Apoptosis induced by TLR activation has been suggested to be downregulated by silencing of TLR4 gene in experimental model or using soluble RAGE and/or specific antibodies against RAGE. Cell death is a source of HMGB-1, an activator of RAGE. TLR TLR-Toll-like receptors, RAGE receptor for advanced glycation end products.
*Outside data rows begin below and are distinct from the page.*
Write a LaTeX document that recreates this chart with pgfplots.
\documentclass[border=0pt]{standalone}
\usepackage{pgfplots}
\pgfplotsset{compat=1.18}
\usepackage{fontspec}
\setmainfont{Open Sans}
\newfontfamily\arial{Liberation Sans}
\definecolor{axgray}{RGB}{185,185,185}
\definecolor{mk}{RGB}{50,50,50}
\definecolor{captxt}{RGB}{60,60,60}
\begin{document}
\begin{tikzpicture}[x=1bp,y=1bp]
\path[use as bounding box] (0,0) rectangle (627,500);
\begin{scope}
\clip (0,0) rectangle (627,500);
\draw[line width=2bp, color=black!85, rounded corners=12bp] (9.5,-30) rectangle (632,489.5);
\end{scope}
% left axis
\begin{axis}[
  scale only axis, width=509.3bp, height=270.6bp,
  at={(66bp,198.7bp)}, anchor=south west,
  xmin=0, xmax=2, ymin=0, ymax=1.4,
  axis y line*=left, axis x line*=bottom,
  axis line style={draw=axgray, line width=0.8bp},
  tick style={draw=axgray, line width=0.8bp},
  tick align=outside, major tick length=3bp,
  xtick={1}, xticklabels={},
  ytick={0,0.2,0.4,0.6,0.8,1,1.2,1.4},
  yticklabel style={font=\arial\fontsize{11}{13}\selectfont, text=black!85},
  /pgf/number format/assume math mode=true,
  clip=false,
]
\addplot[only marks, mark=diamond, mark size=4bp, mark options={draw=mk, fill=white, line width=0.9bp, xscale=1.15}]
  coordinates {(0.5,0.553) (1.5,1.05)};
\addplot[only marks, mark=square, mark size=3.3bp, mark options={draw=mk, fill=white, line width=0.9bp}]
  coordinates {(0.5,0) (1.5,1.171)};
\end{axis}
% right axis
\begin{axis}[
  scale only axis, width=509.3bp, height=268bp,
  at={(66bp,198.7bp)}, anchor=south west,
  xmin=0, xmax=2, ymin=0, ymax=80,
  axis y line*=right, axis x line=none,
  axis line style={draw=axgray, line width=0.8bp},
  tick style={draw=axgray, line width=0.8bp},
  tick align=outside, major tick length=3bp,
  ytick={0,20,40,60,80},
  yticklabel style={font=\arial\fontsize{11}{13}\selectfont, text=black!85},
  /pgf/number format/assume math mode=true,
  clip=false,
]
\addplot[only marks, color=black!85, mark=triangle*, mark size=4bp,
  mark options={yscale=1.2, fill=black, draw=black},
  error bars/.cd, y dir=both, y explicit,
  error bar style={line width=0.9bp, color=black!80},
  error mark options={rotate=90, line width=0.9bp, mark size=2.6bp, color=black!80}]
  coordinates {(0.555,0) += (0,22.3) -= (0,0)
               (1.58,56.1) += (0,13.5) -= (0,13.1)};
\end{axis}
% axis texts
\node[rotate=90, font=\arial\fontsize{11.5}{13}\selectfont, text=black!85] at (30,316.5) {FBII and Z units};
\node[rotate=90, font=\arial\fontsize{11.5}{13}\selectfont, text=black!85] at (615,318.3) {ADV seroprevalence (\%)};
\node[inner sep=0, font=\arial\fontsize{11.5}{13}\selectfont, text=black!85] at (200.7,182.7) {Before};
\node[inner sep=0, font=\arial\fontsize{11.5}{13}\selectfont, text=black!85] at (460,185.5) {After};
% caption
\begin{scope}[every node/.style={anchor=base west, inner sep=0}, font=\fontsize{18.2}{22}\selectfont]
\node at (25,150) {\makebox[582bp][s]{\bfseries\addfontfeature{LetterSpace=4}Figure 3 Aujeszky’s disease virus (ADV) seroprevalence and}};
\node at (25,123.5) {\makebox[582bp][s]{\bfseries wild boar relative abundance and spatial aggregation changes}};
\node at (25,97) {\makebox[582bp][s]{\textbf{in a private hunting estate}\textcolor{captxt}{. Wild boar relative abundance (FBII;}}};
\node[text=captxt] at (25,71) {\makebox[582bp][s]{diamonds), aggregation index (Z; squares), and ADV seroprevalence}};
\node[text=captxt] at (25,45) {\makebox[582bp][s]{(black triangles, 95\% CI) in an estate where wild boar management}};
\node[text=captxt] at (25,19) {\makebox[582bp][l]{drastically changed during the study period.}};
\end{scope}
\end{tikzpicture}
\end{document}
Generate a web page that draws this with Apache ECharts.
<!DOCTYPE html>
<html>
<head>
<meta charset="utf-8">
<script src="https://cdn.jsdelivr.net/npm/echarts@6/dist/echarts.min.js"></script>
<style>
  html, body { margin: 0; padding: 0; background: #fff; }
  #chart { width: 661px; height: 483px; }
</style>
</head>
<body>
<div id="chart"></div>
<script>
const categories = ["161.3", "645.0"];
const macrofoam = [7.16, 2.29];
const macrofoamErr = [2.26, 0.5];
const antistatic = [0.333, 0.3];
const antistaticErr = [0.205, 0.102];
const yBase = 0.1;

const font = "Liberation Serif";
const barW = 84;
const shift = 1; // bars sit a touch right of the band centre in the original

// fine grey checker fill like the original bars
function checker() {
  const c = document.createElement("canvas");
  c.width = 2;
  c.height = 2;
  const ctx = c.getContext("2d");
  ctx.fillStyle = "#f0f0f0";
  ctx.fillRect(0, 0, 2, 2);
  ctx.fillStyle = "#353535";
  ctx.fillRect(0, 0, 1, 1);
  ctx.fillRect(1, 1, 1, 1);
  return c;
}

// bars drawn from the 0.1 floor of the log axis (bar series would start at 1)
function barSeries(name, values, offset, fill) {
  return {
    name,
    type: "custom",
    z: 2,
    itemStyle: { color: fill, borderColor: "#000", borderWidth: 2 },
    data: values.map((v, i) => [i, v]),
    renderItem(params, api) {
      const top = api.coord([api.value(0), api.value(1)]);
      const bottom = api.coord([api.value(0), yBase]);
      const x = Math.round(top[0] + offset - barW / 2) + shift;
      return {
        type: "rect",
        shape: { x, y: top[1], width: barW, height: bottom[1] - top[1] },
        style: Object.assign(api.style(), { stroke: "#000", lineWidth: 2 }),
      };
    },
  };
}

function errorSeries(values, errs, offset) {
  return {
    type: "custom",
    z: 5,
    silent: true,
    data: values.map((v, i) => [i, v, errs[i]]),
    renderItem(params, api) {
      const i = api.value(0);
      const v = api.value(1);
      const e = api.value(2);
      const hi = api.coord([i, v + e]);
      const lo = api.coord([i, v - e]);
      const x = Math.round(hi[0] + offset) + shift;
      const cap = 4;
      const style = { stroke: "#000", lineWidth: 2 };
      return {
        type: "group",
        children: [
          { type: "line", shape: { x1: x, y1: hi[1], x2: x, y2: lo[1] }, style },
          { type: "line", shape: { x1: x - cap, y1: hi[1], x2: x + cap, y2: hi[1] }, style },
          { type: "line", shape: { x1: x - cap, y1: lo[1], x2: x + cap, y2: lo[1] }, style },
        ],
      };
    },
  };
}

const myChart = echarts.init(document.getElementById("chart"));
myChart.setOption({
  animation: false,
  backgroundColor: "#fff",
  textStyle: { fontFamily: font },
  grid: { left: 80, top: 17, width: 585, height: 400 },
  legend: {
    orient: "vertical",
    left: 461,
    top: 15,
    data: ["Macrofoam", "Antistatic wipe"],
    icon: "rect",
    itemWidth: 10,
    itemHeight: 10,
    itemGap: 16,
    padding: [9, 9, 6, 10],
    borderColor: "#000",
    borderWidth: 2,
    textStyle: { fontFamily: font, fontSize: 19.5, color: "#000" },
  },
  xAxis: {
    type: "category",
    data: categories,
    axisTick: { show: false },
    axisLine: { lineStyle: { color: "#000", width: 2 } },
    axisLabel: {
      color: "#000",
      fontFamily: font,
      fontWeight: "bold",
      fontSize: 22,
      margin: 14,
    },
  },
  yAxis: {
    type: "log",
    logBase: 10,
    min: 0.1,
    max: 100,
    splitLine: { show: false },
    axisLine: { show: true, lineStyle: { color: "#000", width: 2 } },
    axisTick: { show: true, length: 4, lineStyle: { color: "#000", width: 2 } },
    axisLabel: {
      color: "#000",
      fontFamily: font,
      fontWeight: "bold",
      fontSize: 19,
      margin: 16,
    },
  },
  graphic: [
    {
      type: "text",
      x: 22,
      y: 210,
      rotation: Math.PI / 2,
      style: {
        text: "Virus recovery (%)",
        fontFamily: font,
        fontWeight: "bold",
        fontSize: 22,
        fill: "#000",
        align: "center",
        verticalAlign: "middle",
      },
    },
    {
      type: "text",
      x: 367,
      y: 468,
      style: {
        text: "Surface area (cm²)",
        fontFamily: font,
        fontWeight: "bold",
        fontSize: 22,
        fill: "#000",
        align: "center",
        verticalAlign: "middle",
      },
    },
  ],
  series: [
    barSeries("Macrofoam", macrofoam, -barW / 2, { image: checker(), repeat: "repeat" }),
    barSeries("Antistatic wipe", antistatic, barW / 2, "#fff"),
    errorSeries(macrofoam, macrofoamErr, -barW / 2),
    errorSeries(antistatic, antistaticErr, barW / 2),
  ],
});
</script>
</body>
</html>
Fig. 4. Proposed signaling pathways from hyperglycemia to ROS production and cytokine release leading to diabetes complications

Hyperglycemia increases diacylglycerol (DAG) content by the activation of phospholipase C or D, which activates protein kinase C (PKC). PKC activates NADPH oxidase. NADPH oxidase complex consists of the cytosolic components p47phox, p67phox, p40phox, and a low-molecular-weight G-protein, Rac 1 or Rac 2, and the membrane-associated NOX2 and p22phox. Activation of the enzyme complex requires translocation of the cytosolic components to the plasma membrane, and their association to NOX2, produces reactive oxygen species (ROS). AGE-RAGE, FFA-TLR, and oxLDL-TLR activate downstream IKK (IkappaB kinases) pathways, and PKC. IKK phosphorylates IkappaB (inhibitor of kappa light chain gene enhancer in B cells), leading to translocation of the transcription factor NF-kappaB to the nucleus to control the expression of pro-inflammatory cytokines. ⊥ points of inhibition. 1 Inhibition of diacylglerol kinase; 2 Inhibition of PKC; 3 Inhibition of NADPH oxidase. AGE advanced glycation end products, DAG diacylglycerol, DAGK diacylicerol kinase, FFA free fatty acid, GPR G-protein-coupled receptors, IKK IkappaB kinases, IP3 inositol trisphosphate, LDL low density lipoprotein, NF-kappaB nuclear factor, oxLDL oxidized low density lipoprotein, PIP2 phosphatidylinositol-4,5-bisphosphate, PKC protein kinase C, PLC phospholipase, PLD phospholipase D, RAGE receptor for advanced glycation end products, ROS reactive oxygen species, TCA triacylglycerol, TLR Toll-like receptor.